[Source code of charts]
>>>>>

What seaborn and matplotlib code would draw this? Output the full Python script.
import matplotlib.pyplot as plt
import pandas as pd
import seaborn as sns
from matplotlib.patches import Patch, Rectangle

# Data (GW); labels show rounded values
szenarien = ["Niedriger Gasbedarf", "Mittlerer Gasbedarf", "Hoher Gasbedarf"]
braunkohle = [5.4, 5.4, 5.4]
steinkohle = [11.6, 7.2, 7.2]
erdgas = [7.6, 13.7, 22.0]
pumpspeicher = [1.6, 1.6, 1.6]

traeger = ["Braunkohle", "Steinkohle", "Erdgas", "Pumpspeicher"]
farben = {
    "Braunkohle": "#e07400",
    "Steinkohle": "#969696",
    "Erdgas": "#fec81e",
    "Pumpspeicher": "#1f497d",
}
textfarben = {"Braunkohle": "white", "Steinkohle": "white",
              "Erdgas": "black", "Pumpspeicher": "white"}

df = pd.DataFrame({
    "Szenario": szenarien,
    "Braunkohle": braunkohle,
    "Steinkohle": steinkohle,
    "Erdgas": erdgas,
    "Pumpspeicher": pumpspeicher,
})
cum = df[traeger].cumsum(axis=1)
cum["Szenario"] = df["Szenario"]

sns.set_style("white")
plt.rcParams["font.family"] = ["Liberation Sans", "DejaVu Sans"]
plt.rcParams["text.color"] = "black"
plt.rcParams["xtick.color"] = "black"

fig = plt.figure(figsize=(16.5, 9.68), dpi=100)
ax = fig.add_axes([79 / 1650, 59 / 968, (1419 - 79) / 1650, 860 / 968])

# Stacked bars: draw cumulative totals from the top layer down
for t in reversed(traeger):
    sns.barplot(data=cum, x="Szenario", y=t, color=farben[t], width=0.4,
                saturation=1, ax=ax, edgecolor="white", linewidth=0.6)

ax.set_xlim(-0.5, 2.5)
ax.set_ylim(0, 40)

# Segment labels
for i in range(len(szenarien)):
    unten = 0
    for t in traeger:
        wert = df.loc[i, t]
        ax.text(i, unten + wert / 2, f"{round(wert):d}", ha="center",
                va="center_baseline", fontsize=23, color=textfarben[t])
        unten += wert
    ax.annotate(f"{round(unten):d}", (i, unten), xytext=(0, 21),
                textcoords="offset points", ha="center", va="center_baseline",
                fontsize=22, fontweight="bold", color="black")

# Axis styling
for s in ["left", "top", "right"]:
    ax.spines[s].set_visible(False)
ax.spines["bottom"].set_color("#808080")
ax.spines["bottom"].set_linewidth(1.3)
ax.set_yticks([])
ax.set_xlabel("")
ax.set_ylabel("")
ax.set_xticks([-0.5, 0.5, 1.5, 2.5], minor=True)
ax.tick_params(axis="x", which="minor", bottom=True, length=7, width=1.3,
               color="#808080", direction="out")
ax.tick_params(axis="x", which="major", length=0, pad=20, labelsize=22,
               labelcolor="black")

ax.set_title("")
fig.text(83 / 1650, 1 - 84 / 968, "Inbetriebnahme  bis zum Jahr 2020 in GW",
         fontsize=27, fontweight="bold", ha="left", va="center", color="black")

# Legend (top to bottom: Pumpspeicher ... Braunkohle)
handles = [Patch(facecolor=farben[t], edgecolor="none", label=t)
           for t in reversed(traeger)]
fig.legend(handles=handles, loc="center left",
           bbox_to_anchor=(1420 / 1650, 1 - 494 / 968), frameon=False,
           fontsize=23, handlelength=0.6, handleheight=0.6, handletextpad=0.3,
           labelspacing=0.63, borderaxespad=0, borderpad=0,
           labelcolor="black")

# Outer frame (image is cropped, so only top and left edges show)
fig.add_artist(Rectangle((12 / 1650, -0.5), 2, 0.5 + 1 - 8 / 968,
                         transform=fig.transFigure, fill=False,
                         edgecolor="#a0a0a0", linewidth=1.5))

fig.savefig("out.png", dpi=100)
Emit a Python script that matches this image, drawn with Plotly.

<<<<<

Output each record exactly, leaving nothing out.

What seaborn and matplotlib code would draw this? Output the full Python script.
import matplotlib.pyplot as plt
import pandas as pd
import seaborn as sns
from matplotlib.patches import Patch, Rectangle

# Data (GW); labels show rounded values
szenarien = ["Niedriger Gasbedarf", "Mittlerer Gasbedarf", "Hoher Gasbedarf"]
braunkohle = [5.4, 5.4, 5.4]
steinkohle = [11.6, 7.2, 7.2]
erdgas = [7.6, 13.7, 22.0]
pumpspeicher = [1.6, 1.6, 1.6]

traeger = ["Braunkohle", "Steinkohle", "Erdgas", "Pumpspeicher"]
farben = {
    "Braunkohle": "#e07400",
    "Steinkohle": "#969696",
    "Erdgas": "#fec81e",
    "Pumpspeicher": "#1f497d",
}
textfarben = {"Braunkohle": "white", "Steinkohle": "white",
              "Erdgas": "black", "Pumpspeicher": "white"}

df = pd.DataFrame({
    "Szenario": szenarien,
    "Braunkohle": braunkohle,
    "Steinkohle": steinkohle,
    "Erdgas": erdgas,
    "Pumpspeicher": pumpspeicher,
})
cum = df[traeger].cumsum(axis=1)
cum["Szenario"] = df["Szenario"]

sns.set_style("white")
plt.rcParams["font.family"] = ["Liberation Sans", "DejaVu Sans"]
plt.rcParams["text.color"] = "black"
plt.rcParams["xtick.color"] = "black"

fig = plt.figure(figsize=(16.5, 9.68), dpi=100)
ax = fig.add_axes([79 / 1650, 59 / 968, (1419 - 79) / 1650, 860 / 968])

# Stacked bars: draw cumulative totals from the top layer down
for t in reversed(traeger):
    sns.barplot(data=cum, x="Szenario", y=t, color=farben[t], width=0.4,
                saturation=1, ax=ax, edgecolor="white", linewidth=0.6)

ax.set_xlim(-0.5, 2.5)
ax.set_ylim(0, 40)

# Segment labels
for i in range(len(szenarien)):
    unten = 0
    for t in traeger:
        wert = df.loc[i, t]
        ax.text(i, unten + wert / 2, f"{round(wert):d}", ha="center",
                va="center_baseline", fontsize=23, color=textfarben[t])
        unten += wert
    ax.annotate(f"{round(unten):d}", (i, unten), xytext=(0, 21),
                textcoords="offset points", ha="center", va="center_baseline",
                fontsize=22, fontweight="bold", color="black")

# Axis styling
for s in ["left", "top", "right"]:
    ax.spines[s].set_visible(False)
ax.spines["bottom"].set_color("#808080")
ax.spines["bottom"].set_linewidth(1.3)
ax.set_yticks([])
ax.set_xlabel("")
ax.set_ylabel("")
ax.set_xticks([-0.5, 0.5, 1.5, 2.5], minor=True)
ax.tick_params(axis="x", which="minor", bottom=True, length=7, width=1.3,
               color="#808080", direction="out")
ax.tick_params(axis="x", which="major", length=0, pad=20, labelsize=22,
               labelcolor="black")

ax.set_title("")
fig.text(83 / 1650, 1 - 84 / 968, "Inbetriebnahme  bis zum Jahr 2020 in GW",
         fontsize=27, fontweight="bold", ha="left", va="center", color="black")

# Legend (top to bottom: Pumpspeicher ... Braunkohle)
handles = [Patch(facecolor=farben[t], edgecolor="none", label=t)
           for t in reversed(traeger)]
fig.legend(handles=handles, loc="center left",
           bbox_to_anchor=(1420 / 1650, 1 - 494 / 968), frameon=False,
           fontsize=23, handlelength=0.6, handleheight=0.6, handletextpad=0.3,
           labelspacing=0.63, borderaxespad=0, borderpad=0,
           labelcolor="black")

# Outer frame (image is cropped, so only top and left edges show)
fig.add_artist(Rectangle((12 / 1650, -0.5), 2, 0.5 + 1 - 8 / 968,
                         transform=fig.transFigure, fill=False,
                         edgecolor="#a0a0a0", linewidth=1.5))

fig.savefig("out.png", dpi=100)
Emit a Python script that matches this image, drawn with Plotly.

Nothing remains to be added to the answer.